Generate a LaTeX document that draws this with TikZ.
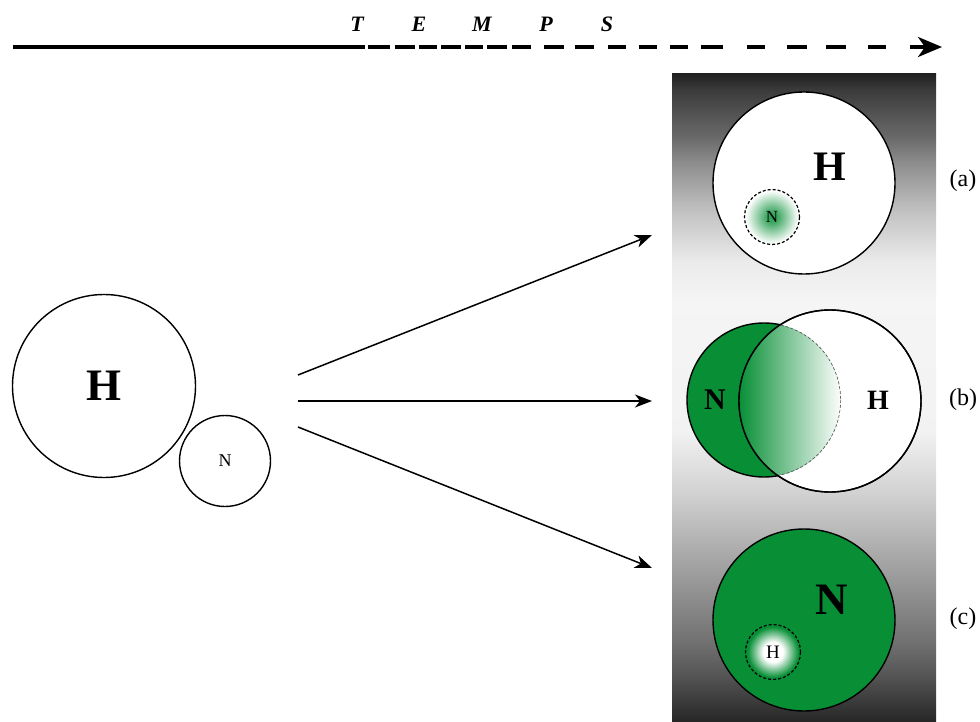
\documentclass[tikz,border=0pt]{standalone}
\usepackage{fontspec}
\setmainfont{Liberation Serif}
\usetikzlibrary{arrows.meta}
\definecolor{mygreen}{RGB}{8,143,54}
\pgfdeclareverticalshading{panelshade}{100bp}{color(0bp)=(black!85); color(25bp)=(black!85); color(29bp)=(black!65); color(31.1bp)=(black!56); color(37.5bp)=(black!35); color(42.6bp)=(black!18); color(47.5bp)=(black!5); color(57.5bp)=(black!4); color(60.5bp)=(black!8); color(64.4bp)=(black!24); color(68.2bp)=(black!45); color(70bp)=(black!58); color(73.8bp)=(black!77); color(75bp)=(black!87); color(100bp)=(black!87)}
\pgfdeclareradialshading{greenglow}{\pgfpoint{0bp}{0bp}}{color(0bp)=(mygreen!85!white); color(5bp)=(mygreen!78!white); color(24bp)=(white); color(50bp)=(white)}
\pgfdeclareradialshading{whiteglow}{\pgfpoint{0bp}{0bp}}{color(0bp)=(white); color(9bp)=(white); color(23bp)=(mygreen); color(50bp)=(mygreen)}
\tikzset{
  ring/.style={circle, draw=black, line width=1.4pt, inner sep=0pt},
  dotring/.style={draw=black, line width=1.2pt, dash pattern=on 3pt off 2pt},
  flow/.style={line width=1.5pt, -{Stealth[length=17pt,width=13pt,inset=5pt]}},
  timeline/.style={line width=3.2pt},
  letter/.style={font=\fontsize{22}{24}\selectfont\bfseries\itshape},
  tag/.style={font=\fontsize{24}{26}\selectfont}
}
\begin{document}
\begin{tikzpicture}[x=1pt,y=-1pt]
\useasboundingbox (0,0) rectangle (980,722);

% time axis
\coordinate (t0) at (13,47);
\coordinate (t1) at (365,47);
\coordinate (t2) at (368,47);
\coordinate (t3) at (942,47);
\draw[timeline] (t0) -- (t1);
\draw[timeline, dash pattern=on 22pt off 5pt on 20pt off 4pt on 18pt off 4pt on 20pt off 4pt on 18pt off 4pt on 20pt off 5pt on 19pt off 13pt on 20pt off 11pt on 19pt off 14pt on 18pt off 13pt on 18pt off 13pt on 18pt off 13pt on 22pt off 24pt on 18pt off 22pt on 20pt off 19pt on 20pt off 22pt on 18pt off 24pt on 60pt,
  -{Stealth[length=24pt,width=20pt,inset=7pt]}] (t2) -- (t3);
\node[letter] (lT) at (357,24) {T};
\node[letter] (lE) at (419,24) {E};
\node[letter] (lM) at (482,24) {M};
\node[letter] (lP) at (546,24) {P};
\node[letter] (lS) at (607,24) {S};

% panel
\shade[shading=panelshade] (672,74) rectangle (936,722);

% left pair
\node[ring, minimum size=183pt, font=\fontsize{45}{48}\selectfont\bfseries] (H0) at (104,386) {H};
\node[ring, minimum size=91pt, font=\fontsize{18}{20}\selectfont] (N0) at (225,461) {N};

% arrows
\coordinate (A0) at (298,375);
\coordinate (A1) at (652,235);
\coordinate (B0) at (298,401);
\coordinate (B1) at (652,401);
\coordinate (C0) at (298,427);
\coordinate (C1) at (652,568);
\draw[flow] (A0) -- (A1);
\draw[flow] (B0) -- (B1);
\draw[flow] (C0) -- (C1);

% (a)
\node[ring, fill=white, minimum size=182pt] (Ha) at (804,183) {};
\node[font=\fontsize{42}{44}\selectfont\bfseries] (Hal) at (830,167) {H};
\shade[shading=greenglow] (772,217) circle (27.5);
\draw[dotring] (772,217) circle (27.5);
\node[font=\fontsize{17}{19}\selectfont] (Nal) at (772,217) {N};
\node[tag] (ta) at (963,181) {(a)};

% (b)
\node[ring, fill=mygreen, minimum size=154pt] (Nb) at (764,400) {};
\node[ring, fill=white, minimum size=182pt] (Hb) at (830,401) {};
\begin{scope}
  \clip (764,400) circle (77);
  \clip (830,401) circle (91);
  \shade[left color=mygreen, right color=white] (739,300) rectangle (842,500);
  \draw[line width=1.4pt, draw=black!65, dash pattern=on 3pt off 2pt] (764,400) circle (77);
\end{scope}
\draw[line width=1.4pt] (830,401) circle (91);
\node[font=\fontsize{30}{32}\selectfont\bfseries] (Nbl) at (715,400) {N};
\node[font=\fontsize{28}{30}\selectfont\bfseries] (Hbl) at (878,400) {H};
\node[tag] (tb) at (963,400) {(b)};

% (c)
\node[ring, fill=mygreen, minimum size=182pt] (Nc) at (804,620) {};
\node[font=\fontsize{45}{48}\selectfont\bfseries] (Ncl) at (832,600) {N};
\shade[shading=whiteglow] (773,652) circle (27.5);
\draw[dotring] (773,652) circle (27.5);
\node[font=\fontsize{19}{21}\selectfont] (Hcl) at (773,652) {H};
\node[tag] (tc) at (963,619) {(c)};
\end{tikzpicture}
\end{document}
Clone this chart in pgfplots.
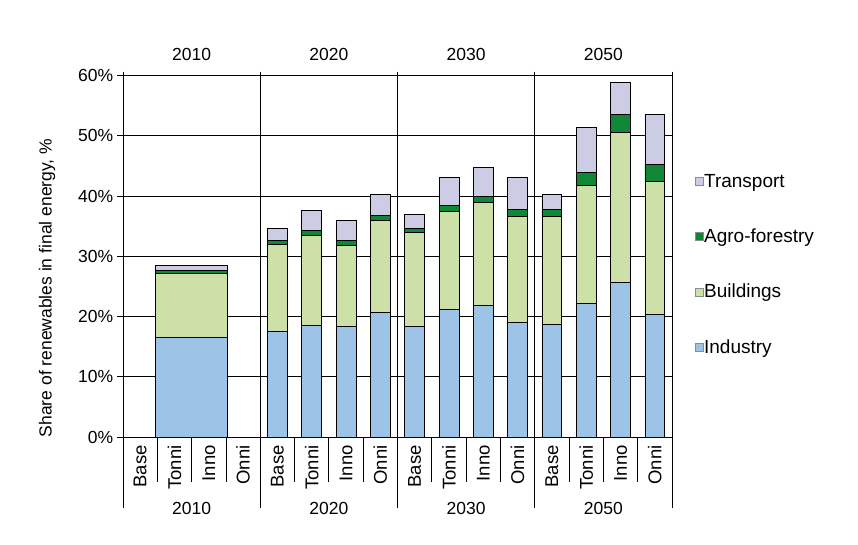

——————

§ **Stated problem**:
Pull out all lines from the listing that contain the string "this".

§ **Written solution**:
Generate a LaTeX document that draws this with TikZ.
Clone this chart in pgfplots.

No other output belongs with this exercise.